Task instructions: Starting at the first line of the listing below, repeat each line up to and including the one containing "from matplotlib.ticker import". Leave out pictures.

--- Start of Information shown ---

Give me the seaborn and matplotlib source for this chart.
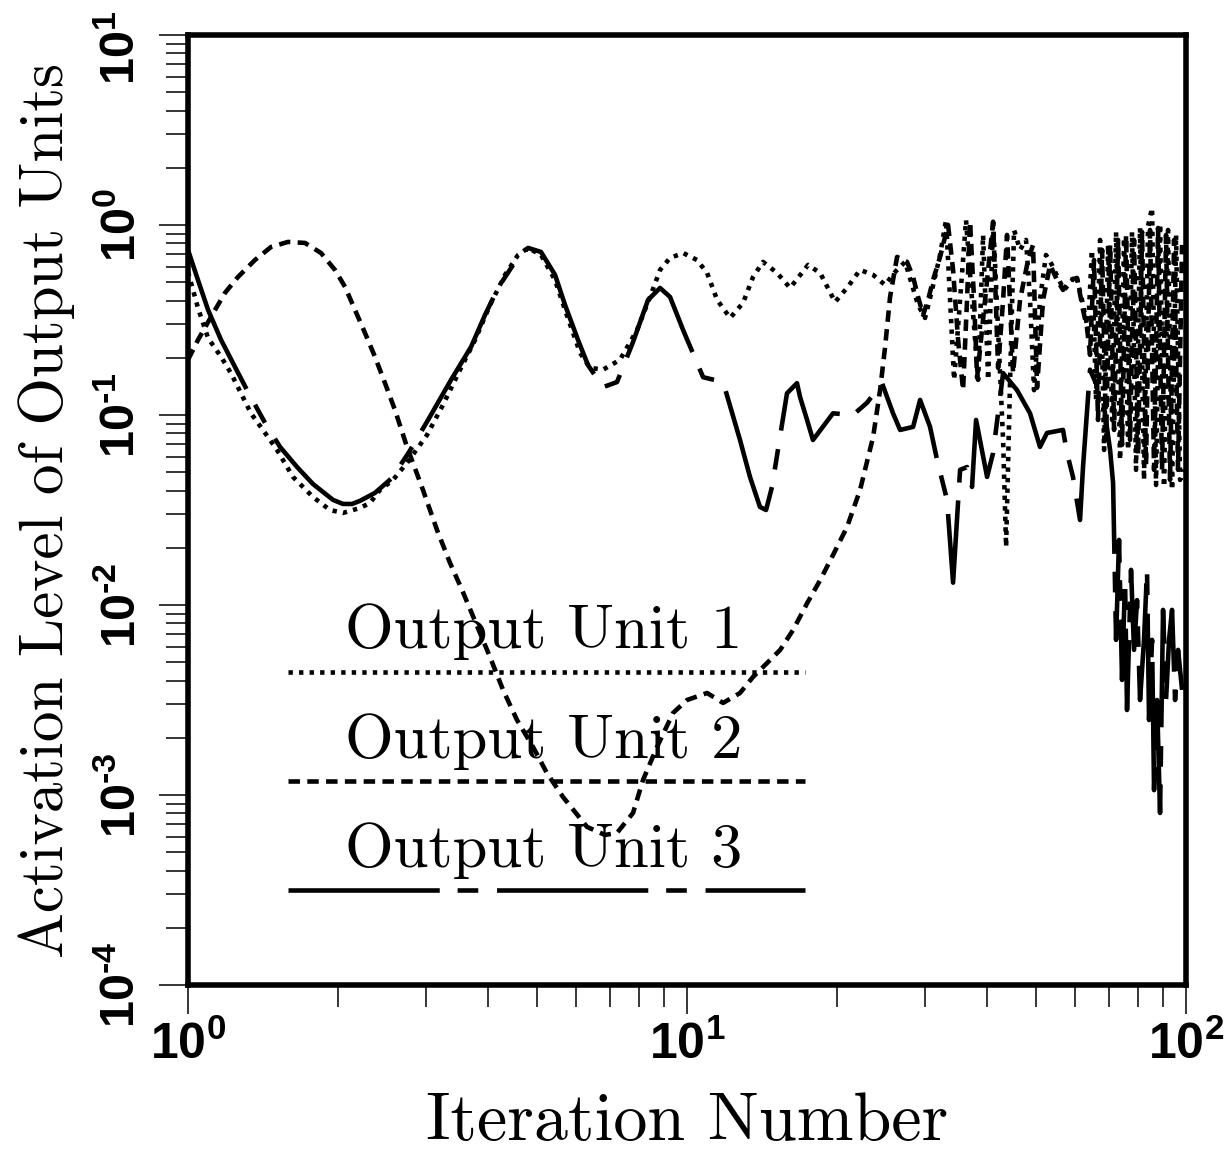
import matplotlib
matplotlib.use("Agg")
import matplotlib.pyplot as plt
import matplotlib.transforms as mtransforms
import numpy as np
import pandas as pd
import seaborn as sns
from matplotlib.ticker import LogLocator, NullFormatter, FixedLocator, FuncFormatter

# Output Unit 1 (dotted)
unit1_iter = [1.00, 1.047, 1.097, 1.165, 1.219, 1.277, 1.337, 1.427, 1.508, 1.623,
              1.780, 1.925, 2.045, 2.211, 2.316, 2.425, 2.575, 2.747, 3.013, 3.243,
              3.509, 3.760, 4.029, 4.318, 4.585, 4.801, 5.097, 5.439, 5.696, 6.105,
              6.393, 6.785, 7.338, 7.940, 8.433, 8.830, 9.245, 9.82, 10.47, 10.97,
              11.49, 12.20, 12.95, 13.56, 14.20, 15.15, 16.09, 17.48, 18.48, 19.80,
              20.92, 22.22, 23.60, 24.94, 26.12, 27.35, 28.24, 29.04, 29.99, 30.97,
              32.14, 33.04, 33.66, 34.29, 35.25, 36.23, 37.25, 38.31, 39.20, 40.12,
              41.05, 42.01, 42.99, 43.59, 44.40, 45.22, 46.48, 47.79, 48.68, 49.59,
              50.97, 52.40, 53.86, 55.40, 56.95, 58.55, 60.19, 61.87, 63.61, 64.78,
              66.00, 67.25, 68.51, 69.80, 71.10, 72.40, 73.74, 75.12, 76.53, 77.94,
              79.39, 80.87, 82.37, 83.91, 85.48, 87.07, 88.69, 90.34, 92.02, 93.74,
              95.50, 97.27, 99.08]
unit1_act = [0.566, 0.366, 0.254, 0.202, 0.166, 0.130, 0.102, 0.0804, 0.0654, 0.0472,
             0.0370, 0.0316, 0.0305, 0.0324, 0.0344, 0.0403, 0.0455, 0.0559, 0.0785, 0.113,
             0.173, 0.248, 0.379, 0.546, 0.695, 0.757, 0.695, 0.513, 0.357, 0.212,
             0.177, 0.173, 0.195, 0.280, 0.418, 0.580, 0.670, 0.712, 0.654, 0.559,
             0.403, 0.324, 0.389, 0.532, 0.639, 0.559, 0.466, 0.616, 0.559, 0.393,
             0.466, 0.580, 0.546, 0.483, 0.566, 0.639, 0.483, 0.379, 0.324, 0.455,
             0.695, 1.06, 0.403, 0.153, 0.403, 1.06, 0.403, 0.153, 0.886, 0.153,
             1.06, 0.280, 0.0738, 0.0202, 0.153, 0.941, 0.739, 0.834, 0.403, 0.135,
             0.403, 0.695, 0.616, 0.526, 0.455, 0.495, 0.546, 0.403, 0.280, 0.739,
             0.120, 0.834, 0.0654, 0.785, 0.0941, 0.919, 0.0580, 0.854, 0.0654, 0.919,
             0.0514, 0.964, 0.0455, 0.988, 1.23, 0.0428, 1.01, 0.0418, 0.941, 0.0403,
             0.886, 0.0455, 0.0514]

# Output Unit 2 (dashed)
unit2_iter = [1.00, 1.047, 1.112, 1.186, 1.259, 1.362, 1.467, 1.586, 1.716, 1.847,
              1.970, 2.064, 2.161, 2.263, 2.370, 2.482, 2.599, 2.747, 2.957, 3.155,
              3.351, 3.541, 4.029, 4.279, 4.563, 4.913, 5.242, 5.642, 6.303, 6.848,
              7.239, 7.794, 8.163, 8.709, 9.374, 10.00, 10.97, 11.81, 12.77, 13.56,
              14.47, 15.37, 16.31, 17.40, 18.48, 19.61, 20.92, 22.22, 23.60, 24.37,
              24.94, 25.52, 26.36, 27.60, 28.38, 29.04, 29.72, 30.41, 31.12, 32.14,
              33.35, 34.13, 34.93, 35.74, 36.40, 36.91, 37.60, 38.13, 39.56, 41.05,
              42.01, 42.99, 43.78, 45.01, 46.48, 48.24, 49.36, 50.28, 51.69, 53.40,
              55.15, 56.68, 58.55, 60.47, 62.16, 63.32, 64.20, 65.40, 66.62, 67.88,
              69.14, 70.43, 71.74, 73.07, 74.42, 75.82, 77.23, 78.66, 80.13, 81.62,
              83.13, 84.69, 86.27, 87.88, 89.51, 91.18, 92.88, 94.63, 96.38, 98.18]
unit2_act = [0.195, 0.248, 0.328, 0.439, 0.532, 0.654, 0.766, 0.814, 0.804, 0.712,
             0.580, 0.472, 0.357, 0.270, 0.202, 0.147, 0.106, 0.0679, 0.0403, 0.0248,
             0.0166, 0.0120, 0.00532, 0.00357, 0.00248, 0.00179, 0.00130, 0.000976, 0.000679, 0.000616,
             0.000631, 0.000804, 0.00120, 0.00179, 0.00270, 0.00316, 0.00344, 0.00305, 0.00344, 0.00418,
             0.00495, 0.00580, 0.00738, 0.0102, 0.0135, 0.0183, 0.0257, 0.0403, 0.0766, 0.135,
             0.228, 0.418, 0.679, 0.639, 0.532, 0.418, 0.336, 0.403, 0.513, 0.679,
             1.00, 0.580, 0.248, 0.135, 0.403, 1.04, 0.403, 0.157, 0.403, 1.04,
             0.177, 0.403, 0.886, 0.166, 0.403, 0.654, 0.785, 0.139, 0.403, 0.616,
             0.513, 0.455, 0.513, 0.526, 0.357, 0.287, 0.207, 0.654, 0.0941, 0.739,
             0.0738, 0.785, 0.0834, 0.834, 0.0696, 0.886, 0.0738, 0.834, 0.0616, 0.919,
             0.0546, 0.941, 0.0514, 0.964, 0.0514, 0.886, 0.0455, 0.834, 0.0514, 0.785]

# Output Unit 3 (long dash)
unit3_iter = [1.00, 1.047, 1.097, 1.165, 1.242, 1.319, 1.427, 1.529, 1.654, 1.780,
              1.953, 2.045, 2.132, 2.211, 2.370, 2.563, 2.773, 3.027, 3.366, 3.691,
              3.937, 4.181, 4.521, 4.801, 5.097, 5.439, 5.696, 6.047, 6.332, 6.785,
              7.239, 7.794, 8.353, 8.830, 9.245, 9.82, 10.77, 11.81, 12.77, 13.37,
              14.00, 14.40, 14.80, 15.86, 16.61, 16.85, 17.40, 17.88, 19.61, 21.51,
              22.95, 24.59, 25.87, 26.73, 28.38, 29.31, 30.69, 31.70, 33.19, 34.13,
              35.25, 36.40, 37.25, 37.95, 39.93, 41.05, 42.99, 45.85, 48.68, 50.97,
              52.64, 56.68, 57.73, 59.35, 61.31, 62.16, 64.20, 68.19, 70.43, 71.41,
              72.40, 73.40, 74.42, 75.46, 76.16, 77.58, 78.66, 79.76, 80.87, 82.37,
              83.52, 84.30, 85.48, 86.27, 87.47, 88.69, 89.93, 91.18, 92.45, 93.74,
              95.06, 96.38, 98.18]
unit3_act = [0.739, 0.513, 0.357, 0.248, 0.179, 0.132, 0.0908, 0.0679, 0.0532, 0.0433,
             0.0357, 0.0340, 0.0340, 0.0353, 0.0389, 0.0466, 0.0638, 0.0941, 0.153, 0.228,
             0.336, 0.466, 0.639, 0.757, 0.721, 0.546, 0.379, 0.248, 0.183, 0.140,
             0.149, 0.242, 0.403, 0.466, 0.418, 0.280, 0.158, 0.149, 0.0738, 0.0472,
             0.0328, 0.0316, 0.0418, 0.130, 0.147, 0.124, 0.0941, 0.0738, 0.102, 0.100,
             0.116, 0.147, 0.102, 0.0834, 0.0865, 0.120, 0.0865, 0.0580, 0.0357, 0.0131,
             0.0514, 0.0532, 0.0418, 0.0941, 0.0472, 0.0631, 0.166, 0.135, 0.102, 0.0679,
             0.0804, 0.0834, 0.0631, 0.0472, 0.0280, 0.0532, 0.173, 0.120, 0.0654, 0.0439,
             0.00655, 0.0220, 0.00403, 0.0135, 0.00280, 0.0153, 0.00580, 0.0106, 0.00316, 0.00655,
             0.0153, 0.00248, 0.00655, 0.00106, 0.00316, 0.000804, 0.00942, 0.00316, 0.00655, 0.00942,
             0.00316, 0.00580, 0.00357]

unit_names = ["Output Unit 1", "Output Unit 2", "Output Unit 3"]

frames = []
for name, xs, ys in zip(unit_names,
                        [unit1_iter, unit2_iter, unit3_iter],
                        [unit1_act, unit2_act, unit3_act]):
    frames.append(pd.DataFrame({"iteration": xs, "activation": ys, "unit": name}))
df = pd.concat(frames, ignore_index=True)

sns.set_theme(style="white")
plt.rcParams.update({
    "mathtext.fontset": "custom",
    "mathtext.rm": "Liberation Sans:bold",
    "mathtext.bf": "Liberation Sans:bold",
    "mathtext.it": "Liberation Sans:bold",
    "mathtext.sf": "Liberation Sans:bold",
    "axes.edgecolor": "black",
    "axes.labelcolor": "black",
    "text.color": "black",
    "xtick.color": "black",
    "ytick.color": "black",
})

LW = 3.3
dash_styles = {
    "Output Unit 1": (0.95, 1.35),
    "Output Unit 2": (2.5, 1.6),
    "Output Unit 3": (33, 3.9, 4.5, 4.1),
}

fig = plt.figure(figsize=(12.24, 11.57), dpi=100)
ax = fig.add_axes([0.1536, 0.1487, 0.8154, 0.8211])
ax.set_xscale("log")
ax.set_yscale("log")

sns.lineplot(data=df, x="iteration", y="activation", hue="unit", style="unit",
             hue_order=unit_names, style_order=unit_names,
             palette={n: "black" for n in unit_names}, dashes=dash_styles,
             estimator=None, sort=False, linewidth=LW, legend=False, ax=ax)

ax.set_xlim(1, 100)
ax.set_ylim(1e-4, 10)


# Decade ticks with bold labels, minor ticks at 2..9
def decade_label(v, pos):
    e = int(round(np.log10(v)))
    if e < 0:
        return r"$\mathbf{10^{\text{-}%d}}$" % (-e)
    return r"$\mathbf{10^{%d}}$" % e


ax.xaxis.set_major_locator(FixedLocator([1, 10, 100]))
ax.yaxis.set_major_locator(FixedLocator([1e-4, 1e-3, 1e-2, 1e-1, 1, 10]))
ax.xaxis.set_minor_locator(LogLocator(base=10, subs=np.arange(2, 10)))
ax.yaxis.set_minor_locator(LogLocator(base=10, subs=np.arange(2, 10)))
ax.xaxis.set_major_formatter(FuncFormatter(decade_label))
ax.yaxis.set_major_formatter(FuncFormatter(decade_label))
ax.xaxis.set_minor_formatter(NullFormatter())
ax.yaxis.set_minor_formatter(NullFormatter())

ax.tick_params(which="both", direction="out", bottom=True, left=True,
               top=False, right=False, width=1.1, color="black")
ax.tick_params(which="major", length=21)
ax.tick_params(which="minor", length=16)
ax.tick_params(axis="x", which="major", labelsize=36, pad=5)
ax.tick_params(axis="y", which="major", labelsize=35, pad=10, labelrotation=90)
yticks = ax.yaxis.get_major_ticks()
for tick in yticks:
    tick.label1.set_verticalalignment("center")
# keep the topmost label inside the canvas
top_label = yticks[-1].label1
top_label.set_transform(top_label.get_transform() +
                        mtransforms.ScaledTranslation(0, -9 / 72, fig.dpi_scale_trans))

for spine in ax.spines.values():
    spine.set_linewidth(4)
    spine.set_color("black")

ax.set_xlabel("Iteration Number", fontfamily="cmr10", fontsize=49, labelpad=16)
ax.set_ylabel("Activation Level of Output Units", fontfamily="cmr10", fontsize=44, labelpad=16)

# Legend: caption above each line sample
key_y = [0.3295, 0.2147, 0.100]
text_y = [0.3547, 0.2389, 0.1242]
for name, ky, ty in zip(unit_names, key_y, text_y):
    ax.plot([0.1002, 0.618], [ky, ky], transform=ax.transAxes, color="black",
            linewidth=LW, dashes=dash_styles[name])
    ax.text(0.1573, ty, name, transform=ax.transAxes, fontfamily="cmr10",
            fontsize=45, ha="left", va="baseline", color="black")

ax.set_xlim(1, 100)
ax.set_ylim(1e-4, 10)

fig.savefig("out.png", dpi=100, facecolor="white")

--- End of Information shown ---

Solution:
Give me the seaborn and matplotlib source for this chart.
import matplotlib
matplotlib.use("Agg")
import matplotlib.pyplot as plt
import matplotlib.transforms as mtransforms
import numpy as np
import pandas as pd
import seaborn as sns
from matplotlib.ticker import LogLocator, NullFormatter, FixedLocator, FuncFormatter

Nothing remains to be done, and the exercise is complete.